Stated problem:
Output the material beneath exactly, leaving nothing out.

Data lines:
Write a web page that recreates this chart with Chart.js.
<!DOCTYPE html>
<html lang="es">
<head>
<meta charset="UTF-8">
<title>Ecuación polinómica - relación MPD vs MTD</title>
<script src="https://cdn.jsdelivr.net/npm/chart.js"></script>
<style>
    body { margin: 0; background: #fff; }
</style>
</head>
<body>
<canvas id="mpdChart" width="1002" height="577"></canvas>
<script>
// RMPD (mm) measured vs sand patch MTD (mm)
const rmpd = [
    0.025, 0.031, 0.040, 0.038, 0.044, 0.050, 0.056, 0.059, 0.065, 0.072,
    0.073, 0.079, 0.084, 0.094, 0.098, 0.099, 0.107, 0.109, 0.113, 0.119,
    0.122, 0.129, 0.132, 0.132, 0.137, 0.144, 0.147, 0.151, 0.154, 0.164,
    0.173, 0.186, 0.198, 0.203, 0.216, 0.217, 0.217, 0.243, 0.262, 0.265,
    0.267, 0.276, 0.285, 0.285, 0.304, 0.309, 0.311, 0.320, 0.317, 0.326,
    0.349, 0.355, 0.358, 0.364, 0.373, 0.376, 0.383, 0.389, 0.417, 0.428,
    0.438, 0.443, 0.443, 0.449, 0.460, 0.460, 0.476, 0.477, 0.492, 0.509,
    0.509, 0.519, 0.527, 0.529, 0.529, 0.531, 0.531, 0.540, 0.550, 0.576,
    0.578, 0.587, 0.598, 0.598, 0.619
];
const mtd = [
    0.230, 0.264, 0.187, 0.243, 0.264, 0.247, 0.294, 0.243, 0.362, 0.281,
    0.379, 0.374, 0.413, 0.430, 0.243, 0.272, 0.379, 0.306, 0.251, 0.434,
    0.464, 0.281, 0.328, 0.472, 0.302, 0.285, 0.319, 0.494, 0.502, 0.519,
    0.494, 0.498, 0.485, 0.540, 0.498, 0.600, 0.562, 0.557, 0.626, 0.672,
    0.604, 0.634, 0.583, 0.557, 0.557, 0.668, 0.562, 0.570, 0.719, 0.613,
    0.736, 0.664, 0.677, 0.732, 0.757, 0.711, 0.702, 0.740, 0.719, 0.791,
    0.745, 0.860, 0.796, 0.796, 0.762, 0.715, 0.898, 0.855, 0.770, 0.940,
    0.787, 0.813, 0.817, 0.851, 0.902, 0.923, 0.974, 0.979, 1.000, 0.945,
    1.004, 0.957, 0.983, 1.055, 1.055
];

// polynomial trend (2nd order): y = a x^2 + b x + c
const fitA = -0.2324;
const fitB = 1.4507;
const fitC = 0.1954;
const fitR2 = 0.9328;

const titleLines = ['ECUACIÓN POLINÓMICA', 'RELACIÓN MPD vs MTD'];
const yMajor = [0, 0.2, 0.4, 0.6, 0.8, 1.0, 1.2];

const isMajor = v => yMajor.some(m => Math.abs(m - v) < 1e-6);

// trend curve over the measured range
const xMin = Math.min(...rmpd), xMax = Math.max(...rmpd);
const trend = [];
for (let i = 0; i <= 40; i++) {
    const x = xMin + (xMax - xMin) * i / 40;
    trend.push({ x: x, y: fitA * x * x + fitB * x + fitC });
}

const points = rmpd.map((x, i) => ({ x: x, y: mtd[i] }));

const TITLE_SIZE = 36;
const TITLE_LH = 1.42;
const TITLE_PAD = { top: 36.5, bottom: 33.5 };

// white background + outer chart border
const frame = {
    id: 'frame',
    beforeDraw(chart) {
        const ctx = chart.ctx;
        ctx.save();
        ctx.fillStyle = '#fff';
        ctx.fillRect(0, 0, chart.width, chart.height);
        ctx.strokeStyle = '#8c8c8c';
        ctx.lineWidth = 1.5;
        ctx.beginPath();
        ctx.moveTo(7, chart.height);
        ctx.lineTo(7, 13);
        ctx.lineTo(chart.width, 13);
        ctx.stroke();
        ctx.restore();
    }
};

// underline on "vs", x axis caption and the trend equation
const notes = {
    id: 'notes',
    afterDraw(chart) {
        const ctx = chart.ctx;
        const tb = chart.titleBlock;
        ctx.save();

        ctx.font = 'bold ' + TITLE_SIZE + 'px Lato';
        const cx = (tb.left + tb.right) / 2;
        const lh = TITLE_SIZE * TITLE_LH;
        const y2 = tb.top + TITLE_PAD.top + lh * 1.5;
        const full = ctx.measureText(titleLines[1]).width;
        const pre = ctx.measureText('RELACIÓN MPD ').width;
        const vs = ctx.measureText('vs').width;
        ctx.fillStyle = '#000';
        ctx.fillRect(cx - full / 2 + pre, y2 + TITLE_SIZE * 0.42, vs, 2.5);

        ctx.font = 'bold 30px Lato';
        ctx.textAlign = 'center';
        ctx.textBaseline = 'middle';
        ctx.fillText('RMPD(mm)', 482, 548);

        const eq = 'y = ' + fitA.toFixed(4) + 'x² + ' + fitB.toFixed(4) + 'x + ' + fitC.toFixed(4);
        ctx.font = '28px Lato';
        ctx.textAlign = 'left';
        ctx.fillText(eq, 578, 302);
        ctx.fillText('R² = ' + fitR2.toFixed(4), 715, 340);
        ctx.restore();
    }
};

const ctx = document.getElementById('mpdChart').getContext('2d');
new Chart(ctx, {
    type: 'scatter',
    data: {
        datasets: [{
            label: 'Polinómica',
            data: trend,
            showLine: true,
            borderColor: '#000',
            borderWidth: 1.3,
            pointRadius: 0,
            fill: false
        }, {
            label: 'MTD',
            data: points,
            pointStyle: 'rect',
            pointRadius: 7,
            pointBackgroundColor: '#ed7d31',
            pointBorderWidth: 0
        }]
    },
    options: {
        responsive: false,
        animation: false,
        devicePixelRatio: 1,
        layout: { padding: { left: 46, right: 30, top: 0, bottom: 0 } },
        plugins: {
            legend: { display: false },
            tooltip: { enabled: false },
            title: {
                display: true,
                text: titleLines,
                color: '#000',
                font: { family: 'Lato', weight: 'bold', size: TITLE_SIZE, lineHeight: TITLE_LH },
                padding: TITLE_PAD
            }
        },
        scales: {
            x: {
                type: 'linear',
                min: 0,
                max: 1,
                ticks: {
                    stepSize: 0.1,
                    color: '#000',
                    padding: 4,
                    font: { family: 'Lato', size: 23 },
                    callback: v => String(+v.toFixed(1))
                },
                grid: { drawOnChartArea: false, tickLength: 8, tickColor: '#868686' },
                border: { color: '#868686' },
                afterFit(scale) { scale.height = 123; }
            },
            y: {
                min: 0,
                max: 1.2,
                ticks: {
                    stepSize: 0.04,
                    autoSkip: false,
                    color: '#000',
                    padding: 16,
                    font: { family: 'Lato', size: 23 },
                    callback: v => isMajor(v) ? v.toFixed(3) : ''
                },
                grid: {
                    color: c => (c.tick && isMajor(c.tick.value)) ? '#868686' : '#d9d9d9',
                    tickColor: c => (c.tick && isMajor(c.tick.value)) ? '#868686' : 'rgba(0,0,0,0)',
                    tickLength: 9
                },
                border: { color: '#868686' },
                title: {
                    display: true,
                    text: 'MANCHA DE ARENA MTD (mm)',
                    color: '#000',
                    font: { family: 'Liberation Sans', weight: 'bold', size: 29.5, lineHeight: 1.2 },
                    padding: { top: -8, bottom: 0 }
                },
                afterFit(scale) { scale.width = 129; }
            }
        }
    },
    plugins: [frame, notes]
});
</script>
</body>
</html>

The output:
Write a web page that recreates this chart with Chart.js.
<!DOCTYPE html>
<html lang="es">
<head>
<meta charset="UTF-8">
<title>Ecuación polinómica - relación MPD vs MTD</title>
<script src="https://cdn.jsdelivr.net/npm/chart.js"></script>
<style>
    body { margin: 0; background: #fff; }
</style>
</head>
<body>
<canvas id="mpdChart" width="1002" height="577"></canvas>
<script>
// RMPD (mm) measured vs sand patch MTD (mm)
const rmpd = [
    0.025, 0.031, 0.040, 0.038, 0.044, 0.050, 0.056, 0.059, 0.065, 0.072,
    0.073, 0.079, 0.084, 0.094, 0.098, 0.099, 0.107, 0.109, 0.113, 0.119,
    0.122, 0.129, 0.132, 0.132, 0.137, 0.144, 0.147, 0.151, 0.154, 0.164,
    0.173, 0.186, 0.198, 0.203, 0.216, 0.217, 0.217, 0.243, 0.262, 0.265,
    0.267, 0.276, 0.285, 0.285, 0.304, 0.309, 0.311, 0.320, 0.317, 0.326,
    0.349, 0.355, 0.358, 0.364, 0.373, 0.376, 0.383, 0.389, 0.417, 0.428,
    0.438, 0.443, 0.443, 0.449, 0.460, 0.460, 0.476, 0.477, 0.492, 0.509,
    0.509, 0.519, 0.527, 0.529, 0.529, 0.531, 0.531, 0.540, 0.550, 0.576,
    0.578, 0.587, 0.598, 0.598, 0.619
];
const mtd = [
    0.230, 0.264, 0.187, 0.243, 0.264, 0.247, 0.294, 0.243, 0.362, 0.281,
    0.379, 0.374, 0.413, 0.430, 0.243, 0.272, 0.379, 0.306, 0.251, 0.434,
    0.464, 0.281, 0.328, 0.472, 0.302, 0.285, 0.319, 0.494, 0.502, 0.519,
    0.494, 0.498, 0.485, 0.540, 0.498, 0.600, 0.562, 0.557, 0.626, 0.672,
    0.604, 0.634, 0.583, 0.557, 0.557, 0.668, 0.562, 0.570, 0.719, 0.613,
    0.736, 0.664, 0.677, 0.732, 0.757, 0.711, 0.702, 0.740, 0.719, 0.791,
    0.745, 0.860, 0.796, 0.796, 0.762, 0.715, 0.898, 0.855, 0.770, 0.940,
    0.787, 0.813, 0.817, 0.851, 0.902, 0.923, 0.974, 0.979, 1.000, 0.945,
    1.004, 0.957, 0.983, 1.055, 1.055
];

// polynomial trend (2nd order): y = a x^2 + b x + c
const fitA = -0.2324;
const fitB = 1.4507;
const fitC = 0.1954;
const fitR2 = 0.9328;

const titleLines = ['ECUACIÓN POLINÓMICA', 'RELACIÓN MPD vs MTD'];
const yMajor = [0, 0.2, 0.4, 0.6, 0.8, 1.0, 1.2];

const isMajor = v => yMajor.some(m => Math.abs(m - v) < 1e-6);

// trend curve over the measured range
const xMin = Math.min(...rmpd), xMax = Math.max(...rmpd);
const trend = [];
for (let i = 0; i <= 40; i++) {
    const x = xMin + (xMax - xMin) * i / 40;
    trend.push({ x: x, y: fitA * x * x + fitB * x + fitC });
}

const points = rmpd.map((x, i) => ({ x: x, y: mtd[i] }));

const TITLE_SIZE = 36;
const TITLE_LH = 1.42;
const TITLE_PAD = { top: 36.5, bottom: 33.5 };

// white background + outer chart border
const frame = {
    id: 'frame',
    beforeDraw(chart) {
        const ctx = chart.ctx;
        ctx.save();
        ctx.fillStyle = '#fff';
        ctx.fillRect(0, 0, chart.width, chart.height);
        ctx.strokeStyle = '#8c8c8c';
        ctx.lineWidth = 1.5;
        ctx.beginPath();
        ctx.moveTo(7, chart.height);
        ctx.lineTo(7, 13);
        ctx.lineTo(chart.width, 13);
        ctx.stroke();
        ctx.restore();
    }
};

// underline on "vs", x axis caption and the trend equation
const notes = {
    id: 'notes',
    afterDraw(chart) {
        const ctx = chart.ctx;
        const tb = chart.titleBlock;
        ctx.save();

        ctx.font = 'bold ' + TITLE_SIZE + 'px Lato';
        const cx = (tb.left + tb.right) / 2;
        const lh = TITLE_SIZE * TITLE_LH;
        const y2 = tb.top + TITLE_PAD.top + lh * 1.5;
        const full = ctx.measureText(titleLines[1]).width;
        const pre = ctx.measureText('RELACIÓN MPD ').width;
        const vs = ctx.measureText('vs').width;
        ctx.fillStyle = '#000';
        ctx.fillRect(cx - full / 2 + pre, y2 + TITLE_SIZE * 0.42, vs, 2.5);

        ctx.font = 'bold 30px Lato';
        ctx.textAlign = 'center';
        ctx.textBaseline = 'middle';
        ctx.fillText('RMPD(mm)', 482, 548);

        const eq = 'y = ' + fitA.toFixed(4) + 'x² + ' + fitB.toFixed(4) + 'x + ' + fitC.toFixed(4);
        ctx.font = '28px Lato';
        ctx.textAlign = 'left';
        ctx.fillText(eq, 578, 302);
        ctx.fillText('R² = ' + fitR2.toFixed(4), 715, 340);
        ctx.restore();
    }
};

const ctx = document.getElementById('mpdChart').getContext('2d');
new Chart(ctx, {
    type: 'scatter',
    data: {
        datasets: [{
            label: 'Polinómica',
            data: trend,
            showLine: true,
            borderColor: '#000',
            borderWidth: 1.3,
            pointRadius: 0,
            fill: false
        }, {
            label: 'MTD',
            data: points,
            pointStyle: 'rect',
            pointRadius: 7,
            pointBackgroundColor: '#ed7d31',
            pointBorderWidth: 0
        }]
    },
    options: {
        responsive: false,
        animation: false,
        devicePixelRatio: 1,
        layout: { padding: { left: 46, right: 30, top: 0, bottom: 0 } },
        plugins: {
            legend: { display: false },
            tooltip: { enabled: false },
            title: {
                display: true,
                text: titleLines,
                color: '#000',
                font: { family: 'Lato', weight: 'bold', size: TITLE_SIZE, lineHeight: TITLE_LH },
                padding: TITLE_PAD
            }
        },
        scales: {
            x: {
                type: 'linear',
                min: 0,
                max: 1,
                ticks: {
                    stepSize: 0.1,
                    color: '#000',
                    padding: 4,
                    font: { family: 'Lato', size: 23 },
                    callback: v => String(+v.toFixed(1))
                },
                grid: { drawOnChartArea: false, tickLength: 8, tickColor: '#868686' },
                border: { color: '#868686' },
                afterFit(scale) { scale.height = 123; }
            },
            y: {
                min: 0,
                max: 1.2,
                ticks: {
                    stepSize: 0.04,
                    autoSkip: false,
                    color: '#000',
                    padding: 16,
                    font: { family: 'Lato', size: 23 },
                    callback: v => isMajor(v) ? v.toFixed(3) : ''
                },
                grid: {
                    color: c => (c.tick && isMajor(c.tick.value)) ? '#868686' : '#d9d9d9',
                    tickColor: c => (c.tick && isMajor(c.tick.value)) ? '#868686' : 'rgba(0,0,0,0)',
                    tickLength: 9
                },
                border: { color: '#868686' },
                title: {
                    display: true,
                    text: 'MANCHA DE ARENA MTD (mm)',
                    color: '#000',
                    font: { family: 'Liberation Sans', weight: 'bold', size: 29.5, lineHeight: 1.2 },
                    padding: { top: -8, bottom: 0 }
                },
                afterFit(scale) { scale.width = 129; }
            }
        }
    },
    plugins: [frame, notes]
});
</script>
</body>
</html>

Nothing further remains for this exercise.